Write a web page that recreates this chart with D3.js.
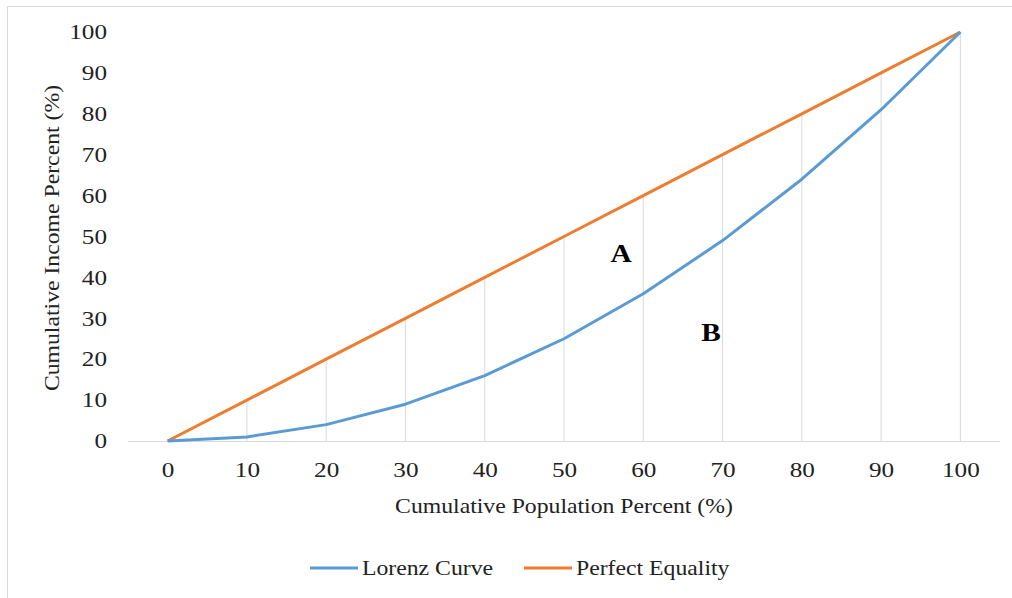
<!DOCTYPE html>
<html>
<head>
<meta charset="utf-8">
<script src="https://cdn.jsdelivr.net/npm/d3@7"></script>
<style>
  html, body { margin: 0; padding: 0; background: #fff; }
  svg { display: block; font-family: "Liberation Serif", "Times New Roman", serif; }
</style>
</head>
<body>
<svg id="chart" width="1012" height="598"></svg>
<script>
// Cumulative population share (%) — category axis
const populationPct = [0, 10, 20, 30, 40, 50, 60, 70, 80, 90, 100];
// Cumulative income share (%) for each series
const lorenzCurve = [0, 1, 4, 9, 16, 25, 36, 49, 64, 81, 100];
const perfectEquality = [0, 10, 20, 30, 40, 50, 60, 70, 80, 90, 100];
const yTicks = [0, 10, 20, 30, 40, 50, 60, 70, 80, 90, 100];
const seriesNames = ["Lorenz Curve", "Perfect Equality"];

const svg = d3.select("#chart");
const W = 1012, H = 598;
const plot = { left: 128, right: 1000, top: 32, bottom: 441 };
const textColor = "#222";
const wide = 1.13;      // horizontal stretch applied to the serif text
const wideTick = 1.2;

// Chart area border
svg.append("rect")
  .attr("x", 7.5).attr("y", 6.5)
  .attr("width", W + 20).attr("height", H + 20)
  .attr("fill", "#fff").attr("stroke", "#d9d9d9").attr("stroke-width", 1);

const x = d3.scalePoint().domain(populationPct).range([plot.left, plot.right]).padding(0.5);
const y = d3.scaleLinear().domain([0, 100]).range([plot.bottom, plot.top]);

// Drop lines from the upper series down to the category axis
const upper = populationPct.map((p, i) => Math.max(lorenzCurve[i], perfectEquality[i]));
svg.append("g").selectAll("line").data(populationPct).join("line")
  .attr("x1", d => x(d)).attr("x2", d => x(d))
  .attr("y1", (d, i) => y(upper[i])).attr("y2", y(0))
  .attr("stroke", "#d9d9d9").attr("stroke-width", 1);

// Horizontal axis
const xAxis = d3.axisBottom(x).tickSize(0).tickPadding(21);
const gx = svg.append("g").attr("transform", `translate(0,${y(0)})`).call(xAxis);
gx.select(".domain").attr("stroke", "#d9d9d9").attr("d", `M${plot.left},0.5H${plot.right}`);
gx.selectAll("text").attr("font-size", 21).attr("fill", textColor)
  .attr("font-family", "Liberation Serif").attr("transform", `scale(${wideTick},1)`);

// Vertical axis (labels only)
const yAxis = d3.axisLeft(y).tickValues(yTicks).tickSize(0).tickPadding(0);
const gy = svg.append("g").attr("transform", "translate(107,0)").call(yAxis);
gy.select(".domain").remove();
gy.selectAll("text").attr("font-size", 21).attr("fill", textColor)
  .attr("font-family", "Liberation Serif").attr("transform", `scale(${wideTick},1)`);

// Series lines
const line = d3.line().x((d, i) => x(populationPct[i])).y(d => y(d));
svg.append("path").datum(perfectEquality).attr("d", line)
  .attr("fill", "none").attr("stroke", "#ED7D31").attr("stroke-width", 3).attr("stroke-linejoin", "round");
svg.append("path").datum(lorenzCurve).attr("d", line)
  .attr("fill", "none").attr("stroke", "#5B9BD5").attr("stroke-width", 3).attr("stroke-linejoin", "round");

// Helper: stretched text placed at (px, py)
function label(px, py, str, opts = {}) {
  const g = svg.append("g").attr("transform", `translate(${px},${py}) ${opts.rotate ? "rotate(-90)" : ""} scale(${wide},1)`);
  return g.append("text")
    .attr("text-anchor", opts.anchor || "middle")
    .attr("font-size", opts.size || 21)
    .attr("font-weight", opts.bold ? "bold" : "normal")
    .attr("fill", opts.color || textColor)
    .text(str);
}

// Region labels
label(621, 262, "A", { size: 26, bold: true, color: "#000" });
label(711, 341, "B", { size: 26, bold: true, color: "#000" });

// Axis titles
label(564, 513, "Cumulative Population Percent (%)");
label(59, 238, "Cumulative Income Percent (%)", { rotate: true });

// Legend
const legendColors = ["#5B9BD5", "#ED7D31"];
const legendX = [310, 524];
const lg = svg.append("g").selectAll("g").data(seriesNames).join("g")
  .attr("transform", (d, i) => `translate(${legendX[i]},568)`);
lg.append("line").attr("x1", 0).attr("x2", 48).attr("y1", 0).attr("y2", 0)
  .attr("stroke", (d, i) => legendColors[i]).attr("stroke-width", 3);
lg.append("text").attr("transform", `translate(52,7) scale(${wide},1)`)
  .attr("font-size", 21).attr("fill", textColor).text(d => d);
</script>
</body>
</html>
--------------------------------------------------
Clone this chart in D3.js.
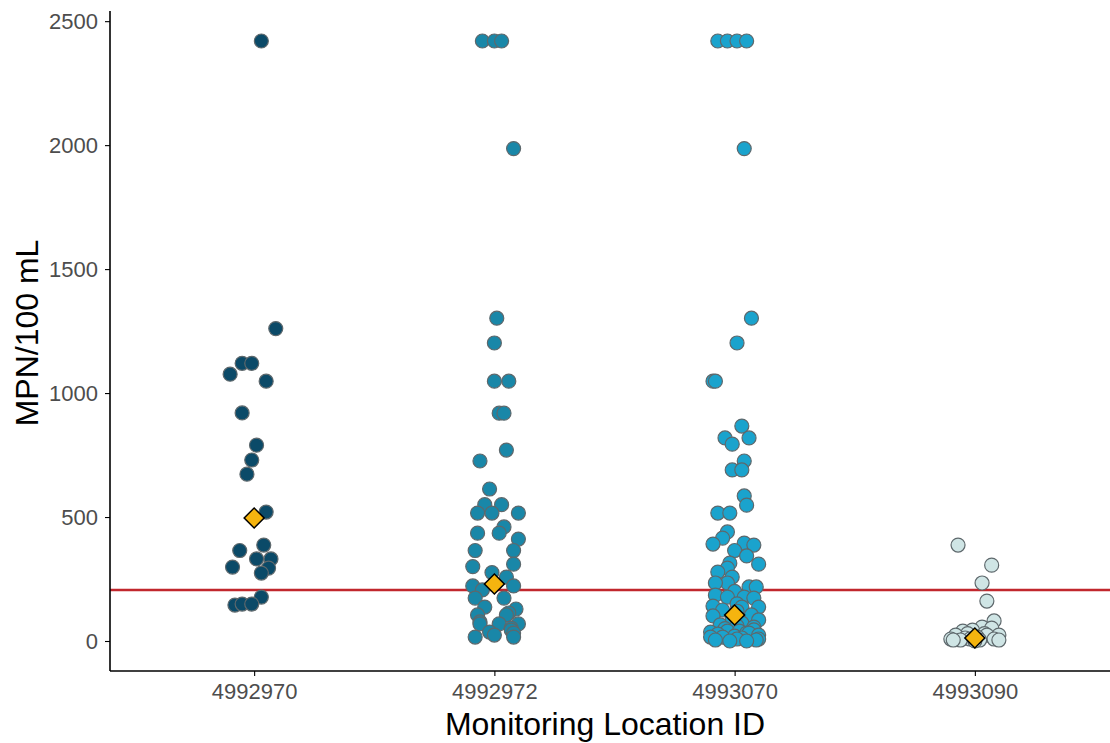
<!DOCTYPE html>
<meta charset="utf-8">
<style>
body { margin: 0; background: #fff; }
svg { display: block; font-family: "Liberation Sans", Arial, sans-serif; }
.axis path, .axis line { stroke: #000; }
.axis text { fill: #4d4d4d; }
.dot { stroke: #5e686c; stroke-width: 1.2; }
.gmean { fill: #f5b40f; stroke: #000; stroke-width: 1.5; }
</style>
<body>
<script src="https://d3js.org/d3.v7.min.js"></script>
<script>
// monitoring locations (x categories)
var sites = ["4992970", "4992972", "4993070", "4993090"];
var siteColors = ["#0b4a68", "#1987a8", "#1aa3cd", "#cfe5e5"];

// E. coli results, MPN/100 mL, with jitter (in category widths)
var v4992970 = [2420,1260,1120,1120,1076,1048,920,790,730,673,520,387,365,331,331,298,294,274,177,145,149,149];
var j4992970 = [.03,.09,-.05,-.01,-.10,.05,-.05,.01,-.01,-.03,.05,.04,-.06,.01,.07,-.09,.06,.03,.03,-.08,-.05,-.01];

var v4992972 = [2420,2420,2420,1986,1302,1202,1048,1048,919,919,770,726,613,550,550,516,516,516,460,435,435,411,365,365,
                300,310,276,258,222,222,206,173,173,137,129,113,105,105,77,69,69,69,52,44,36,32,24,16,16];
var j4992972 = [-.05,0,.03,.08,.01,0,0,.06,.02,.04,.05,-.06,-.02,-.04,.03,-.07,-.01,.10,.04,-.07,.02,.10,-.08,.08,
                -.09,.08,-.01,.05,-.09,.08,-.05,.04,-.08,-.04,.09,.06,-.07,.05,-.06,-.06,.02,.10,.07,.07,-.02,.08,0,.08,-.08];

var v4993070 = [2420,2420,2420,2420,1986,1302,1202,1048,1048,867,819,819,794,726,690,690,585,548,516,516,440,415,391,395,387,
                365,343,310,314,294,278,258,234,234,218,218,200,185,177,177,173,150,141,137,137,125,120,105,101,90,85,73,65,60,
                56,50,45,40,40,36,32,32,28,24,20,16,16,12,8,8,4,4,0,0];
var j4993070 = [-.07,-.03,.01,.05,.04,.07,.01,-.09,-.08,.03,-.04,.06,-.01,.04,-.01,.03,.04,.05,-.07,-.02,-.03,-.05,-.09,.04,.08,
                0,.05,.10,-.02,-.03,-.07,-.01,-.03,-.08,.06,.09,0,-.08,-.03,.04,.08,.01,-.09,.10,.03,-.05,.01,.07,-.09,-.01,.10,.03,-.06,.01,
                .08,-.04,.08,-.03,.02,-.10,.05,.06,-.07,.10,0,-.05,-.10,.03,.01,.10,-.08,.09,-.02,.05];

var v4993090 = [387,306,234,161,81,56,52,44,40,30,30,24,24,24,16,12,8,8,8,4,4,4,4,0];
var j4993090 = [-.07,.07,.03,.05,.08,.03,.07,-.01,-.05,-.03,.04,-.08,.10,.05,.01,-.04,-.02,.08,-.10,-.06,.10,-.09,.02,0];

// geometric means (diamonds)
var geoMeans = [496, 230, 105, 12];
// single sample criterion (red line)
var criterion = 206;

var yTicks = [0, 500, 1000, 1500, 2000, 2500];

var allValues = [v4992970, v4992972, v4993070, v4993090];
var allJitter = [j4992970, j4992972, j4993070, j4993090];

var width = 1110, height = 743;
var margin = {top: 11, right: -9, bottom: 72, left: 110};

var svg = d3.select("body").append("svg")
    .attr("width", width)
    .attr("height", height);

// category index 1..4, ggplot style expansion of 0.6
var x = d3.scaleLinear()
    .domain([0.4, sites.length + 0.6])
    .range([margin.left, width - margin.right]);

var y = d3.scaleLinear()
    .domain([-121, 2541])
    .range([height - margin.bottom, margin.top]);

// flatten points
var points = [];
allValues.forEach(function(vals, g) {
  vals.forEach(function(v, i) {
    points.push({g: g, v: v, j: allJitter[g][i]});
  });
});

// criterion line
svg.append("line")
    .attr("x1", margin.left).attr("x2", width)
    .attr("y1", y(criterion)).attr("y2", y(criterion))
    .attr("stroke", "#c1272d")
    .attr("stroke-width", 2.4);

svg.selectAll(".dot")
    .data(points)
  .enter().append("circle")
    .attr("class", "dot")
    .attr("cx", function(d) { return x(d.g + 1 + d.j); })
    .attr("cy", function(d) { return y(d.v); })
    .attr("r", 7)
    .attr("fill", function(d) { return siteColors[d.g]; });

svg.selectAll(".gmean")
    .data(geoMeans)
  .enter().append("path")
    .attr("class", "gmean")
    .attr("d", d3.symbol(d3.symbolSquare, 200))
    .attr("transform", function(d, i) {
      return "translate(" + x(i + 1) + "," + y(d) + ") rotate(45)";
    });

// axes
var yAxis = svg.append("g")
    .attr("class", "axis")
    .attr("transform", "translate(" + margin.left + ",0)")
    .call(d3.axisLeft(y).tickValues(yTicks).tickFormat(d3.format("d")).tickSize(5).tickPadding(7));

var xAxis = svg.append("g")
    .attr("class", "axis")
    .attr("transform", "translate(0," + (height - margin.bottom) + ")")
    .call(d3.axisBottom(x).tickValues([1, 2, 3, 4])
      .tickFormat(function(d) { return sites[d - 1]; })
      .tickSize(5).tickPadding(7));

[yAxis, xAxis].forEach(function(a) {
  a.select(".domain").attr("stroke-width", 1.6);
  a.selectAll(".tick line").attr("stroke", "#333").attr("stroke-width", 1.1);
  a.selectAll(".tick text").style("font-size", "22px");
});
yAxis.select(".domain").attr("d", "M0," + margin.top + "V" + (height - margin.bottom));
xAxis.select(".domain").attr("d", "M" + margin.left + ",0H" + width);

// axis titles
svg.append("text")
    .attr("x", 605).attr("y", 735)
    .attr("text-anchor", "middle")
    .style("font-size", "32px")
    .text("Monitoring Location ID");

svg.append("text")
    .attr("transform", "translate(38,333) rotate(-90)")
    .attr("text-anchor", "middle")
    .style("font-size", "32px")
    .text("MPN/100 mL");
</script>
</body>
--------------------------------------------------
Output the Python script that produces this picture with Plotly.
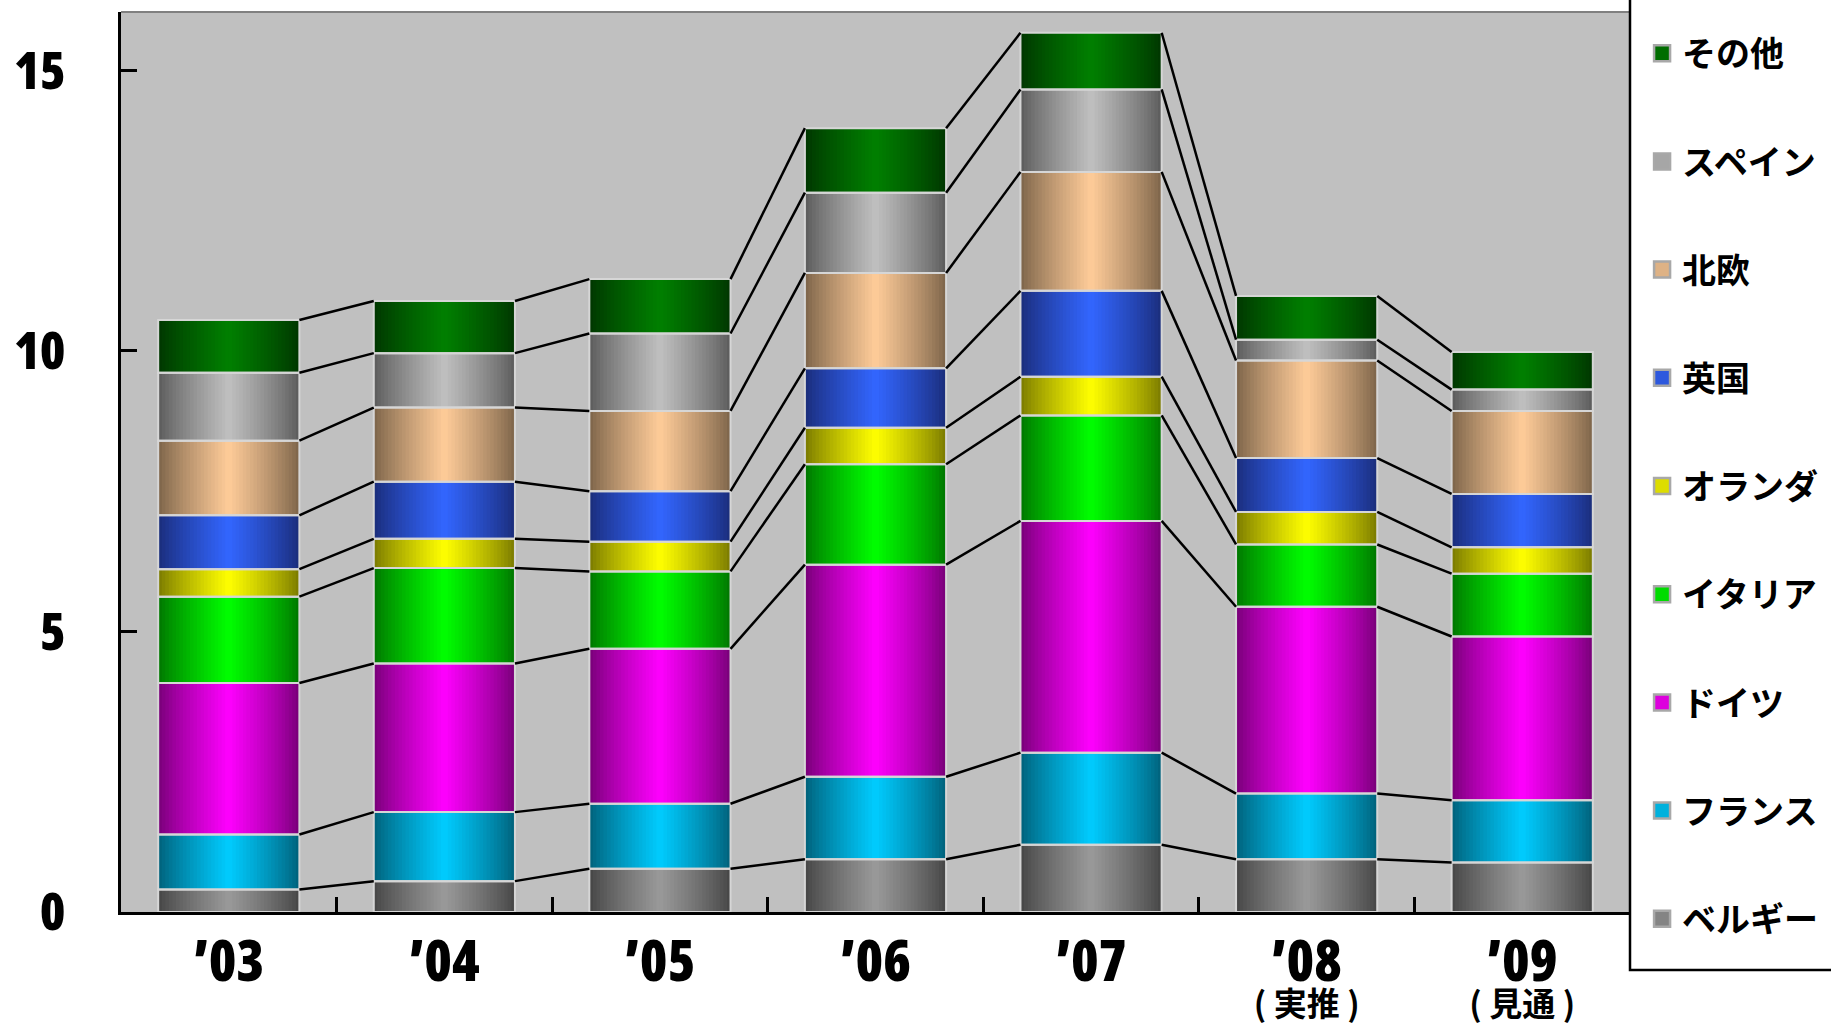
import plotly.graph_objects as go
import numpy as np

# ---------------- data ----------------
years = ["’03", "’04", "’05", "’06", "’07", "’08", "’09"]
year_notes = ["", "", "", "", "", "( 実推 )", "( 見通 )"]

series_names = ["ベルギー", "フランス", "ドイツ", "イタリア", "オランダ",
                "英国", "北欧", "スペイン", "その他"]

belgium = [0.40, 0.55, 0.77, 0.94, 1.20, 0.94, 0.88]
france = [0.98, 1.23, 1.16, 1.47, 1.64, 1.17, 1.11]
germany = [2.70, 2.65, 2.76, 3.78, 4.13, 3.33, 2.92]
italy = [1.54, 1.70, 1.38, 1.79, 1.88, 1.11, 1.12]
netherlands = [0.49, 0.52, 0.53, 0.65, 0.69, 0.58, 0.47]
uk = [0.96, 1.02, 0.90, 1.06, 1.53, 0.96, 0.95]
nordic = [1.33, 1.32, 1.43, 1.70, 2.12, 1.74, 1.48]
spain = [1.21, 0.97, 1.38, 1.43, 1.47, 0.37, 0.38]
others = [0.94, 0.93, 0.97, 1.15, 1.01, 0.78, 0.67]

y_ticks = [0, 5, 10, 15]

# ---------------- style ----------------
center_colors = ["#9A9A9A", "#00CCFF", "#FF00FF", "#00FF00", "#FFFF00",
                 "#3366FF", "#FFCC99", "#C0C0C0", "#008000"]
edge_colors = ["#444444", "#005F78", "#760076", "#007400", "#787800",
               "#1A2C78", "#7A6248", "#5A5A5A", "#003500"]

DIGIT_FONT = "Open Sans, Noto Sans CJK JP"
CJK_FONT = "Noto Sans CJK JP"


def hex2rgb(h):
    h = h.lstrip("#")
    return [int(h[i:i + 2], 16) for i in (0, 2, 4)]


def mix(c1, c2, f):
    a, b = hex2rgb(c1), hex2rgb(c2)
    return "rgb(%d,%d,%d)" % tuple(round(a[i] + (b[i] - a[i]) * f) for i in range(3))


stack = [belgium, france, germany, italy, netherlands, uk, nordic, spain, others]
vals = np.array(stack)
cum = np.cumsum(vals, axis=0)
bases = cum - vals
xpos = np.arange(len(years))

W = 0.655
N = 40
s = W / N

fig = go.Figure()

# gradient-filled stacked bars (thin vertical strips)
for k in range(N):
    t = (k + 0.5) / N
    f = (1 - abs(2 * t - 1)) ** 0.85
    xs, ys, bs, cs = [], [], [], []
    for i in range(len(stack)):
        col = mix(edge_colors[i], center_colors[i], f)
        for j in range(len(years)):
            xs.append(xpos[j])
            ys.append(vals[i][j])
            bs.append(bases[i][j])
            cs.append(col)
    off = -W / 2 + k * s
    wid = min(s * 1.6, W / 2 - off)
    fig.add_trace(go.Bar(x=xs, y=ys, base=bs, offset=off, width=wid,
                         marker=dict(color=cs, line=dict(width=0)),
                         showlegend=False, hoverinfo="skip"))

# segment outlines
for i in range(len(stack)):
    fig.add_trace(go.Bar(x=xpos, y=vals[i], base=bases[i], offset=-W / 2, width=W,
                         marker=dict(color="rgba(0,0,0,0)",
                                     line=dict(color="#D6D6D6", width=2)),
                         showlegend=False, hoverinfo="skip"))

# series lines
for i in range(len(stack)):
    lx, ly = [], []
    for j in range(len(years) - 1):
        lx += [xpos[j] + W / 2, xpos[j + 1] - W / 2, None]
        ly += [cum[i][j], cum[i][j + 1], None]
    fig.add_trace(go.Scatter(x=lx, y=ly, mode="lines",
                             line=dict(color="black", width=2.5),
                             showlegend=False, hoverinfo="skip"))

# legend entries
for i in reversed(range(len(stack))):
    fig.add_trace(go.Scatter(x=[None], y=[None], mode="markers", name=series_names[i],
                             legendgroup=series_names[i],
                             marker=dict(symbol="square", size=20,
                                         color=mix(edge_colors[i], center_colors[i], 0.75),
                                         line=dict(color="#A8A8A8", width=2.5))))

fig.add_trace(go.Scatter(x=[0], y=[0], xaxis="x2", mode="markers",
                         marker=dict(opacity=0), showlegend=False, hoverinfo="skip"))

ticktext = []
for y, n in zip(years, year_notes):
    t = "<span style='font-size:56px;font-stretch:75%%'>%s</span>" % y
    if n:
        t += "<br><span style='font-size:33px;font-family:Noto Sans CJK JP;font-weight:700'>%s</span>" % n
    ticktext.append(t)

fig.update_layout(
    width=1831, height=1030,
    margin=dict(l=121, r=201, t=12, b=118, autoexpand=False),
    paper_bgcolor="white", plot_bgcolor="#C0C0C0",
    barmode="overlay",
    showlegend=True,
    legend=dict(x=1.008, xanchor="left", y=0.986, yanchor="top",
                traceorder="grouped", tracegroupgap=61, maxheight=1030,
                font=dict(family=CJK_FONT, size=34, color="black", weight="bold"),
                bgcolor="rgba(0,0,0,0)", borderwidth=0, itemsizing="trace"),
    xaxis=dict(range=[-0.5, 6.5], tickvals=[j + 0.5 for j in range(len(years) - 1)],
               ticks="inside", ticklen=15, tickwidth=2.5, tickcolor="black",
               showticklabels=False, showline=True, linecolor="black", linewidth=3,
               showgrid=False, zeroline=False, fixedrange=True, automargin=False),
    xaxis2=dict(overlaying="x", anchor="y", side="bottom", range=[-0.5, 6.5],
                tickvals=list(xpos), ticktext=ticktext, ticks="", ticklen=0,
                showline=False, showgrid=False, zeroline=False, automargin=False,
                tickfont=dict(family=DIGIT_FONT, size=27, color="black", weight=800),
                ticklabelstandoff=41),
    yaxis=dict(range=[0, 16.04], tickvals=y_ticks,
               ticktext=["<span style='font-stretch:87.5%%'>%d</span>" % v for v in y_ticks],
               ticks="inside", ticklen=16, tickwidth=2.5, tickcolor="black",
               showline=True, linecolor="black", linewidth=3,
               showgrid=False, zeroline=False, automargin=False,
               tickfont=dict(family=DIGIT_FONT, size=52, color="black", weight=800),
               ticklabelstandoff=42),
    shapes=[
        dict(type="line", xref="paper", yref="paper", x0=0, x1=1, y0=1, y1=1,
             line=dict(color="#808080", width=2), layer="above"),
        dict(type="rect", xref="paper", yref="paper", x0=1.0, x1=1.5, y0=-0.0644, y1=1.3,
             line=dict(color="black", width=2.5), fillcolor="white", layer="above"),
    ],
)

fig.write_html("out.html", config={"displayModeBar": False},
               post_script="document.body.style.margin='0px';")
--------------------------------------------------
Start at the line with "Output the Python", stop at the line with "fig = go.Figure()", both lines included, and repeat that span exactly without its pictures.

Output the Python script that produces this picture with Plotly.
import plotly.graph_objects as go
import numpy as np

# ---------------- data ----------------
years = ["’03", "’04", "’05", "’06", "’07", "’08", "’09"]
year_notes = ["", "", "", "", "", "( 実推 )", "( 見通 )"]

series_names = ["ベルギー", "フランス", "ドイツ", "イタリア", "オランダ",
                "英国", "北欧", "スペイン", "その他"]

belgium = [0.40, 0.55, 0.77, 0.94, 1.20, 0.94, 0.88]
france = [0.98, 1.23, 1.16, 1.47, 1.64, 1.17, 1.11]
germany = [2.70, 2.65, 2.76, 3.78, 4.13, 3.33, 2.92]
italy = [1.54, 1.70, 1.38, 1.79, 1.88, 1.11, 1.12]
netherlands = [0.49, 0.52, 0.53, 0.65, 0.69, 0.58, 0.47]
uk = [0.96, 1.02, 0.90, 1.06, 1.53, 0.96, 0.95]
nordic = [1.33, 1.32, 1.43, 1.70, 2.12, 1.74, 1.48]
spain = [1.21, 0.97, 1.38, 1.43, 1.47, 0.37, 0.38]
others = [0.94, 0.93, 0.97, 1.15, 1.01, 0.78, 0.67]

y_ticks = [0, 5, 10, 15]

# ---------------- style ----------------
center_colors = ["#9A9A9A", "#00CCFF", "#FF00FF", "#00FF00", "#FFFF00",
                 "#3366FF", "#FFCC99", "#C0C0C0", "#008000"]
edge_colors = ["#444444", "#005F78", "#760076", "#007400", "#787800",
               "#1A2C78", "#7A6248", "#5A5A5A", "#003500"]

DIGIT_FONT = "Open Sans, Noto Sans CJK JP"
CJK_FONT = "Noto Sans CJK JP"


def hex2rgb(h):
    h = h.lstrip("#")
    return [int(h[i:i + 2], 16) for i in (0, 2, 4)]


def mix(c1, c2, f):
    a, b = hex2rgb(c1), hex2rgb(c2)
    return "rgb(%d,%d,%d)" % tuple(round(a[i] + (b[i] - a[i]) * f) for i in range(3))


stack = [belgium, france, germany, italy, netherlands, uk, nordic, spain, others]
vals = np.array(stack)
cum = np.cumsum(vals, axis=0)
bases = cum - vals
xpos = np.arange(len(years))

W = 0.655
N = 40
s = W / N

fig = go.Figure()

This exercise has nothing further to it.